Comment renaturer l’espace urbain est la question centrale. Désasphalter les trottoirs, retrouver des cours d’immeubles ou d’écoles en pleine terre, développer des « rues vertes » sont des actions intéressantes qu’il faut saluer. Il faut aussi tenir compte et valoriser tous les espaces naturels déjà présents en ville ! Le projet des lisières urbaines du Grand Genève ou TILT sur les abords du périphérique nantais en sont un parfait exemple.
 
En France, de nombreuses actions sont menées sur les territoires urbains mais il manque souvent une stratégie de territoire globale, qui permettrait de rendre ces actions cohérentes entre elles et plus efficace en matière de régénération de l’espace urbain face aux défis climatiques et biodiversitaires.

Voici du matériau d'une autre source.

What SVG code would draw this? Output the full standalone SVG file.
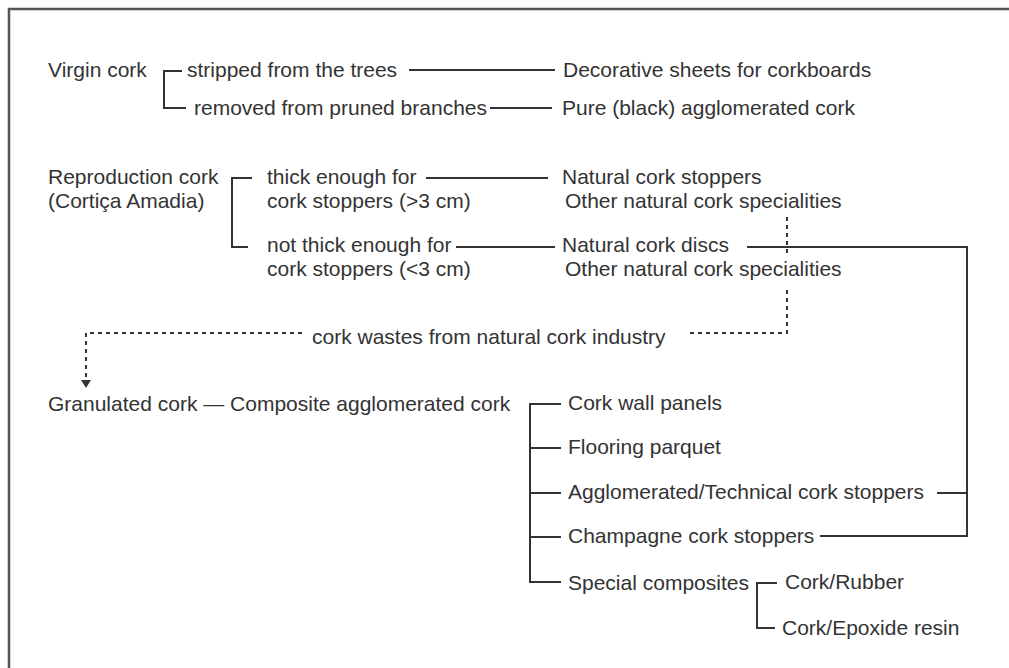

Certaines villes européennes comme Berlin, Rome, Utrecht ou Copenhague l’ont intégré et ont des stratégies tout à fait intéressantes qui peuvent inspirer les collectivités territoriales françaises.
 

« L’enjeu majeur est de récréer l’alliance entre la ville et la nature, en développant l’idée de la ville écologique et sensible » Emeline Bailly

Vous parlez même d’un meilleur partage territorial de la vie. Qu’entendez-vous par là ?
 
E. B : Aujourd’hui, on a en partie perdu le contact avec la nature en ville. La construction des villes depuis l’industrialisation, a plutôt nié les sites naturels, qui ont été asséchés, aplanis, artificialisé. La  maîtrise de la nature a été prôné en référence aux scissions culture/nature héritées. Il est temps de réconcilier la relation entre l’Homme et la Nature car notre mode d’habiter n’est pas soutenable. En latin, « natura » signifie la force d’engendrement, ce qui donne la vie. La vie renvoie autant à la faune, la flore, qu’aux humains et à la Terre. Le partage de la vie, c’est le partage de cette conscience de la vie sur ce même territoire qu’est la Terre. Ces différentes formes de vie doivent réapprendre à coexister et à se respecter mutuellement. Nous devons retrouver cette relation au vivant qui est indispensable à notre propre vie.
 

« Les différentes formes de vie doivent réapprendre à coexister et à se respecter mutuellement. » Emeline Bailly

Vous êtes docteure en urbanisme, chercheuse au Centre scientifique et technique du bâtiment (CSTB). L’urbanisme et l’écologie urbaine sont-ils à réinventer ?
 
E. B : Nous devons en effet changer de modèle urbain, de paradigme dans la manière de fabriquer la ville. Nous devons retisser les complémentarités territoriales, qui n’oppose par les territoires urbains aux territoires ruraux et celles vivantes, qui réconcilient les différents dynamiques de vie et leurs cycles. Ce changement de paradigme est essentiel. Il est déjà amorcé même si elle reste surtout au niveau des discours. De nombreux chercheurs s’essaient à définir les nouveaux contours d’un urbanisme du ménagement. Par exemple, avec le groupe d’urbanisme écologique (GUÉ), nous prônons la nécessité de retisser les équilibres entre l’acte d’édifier, de renaturer de ménager la vie, et la qualité de vie des citadins dans ses dimensions sociales, culturelles et sensibles.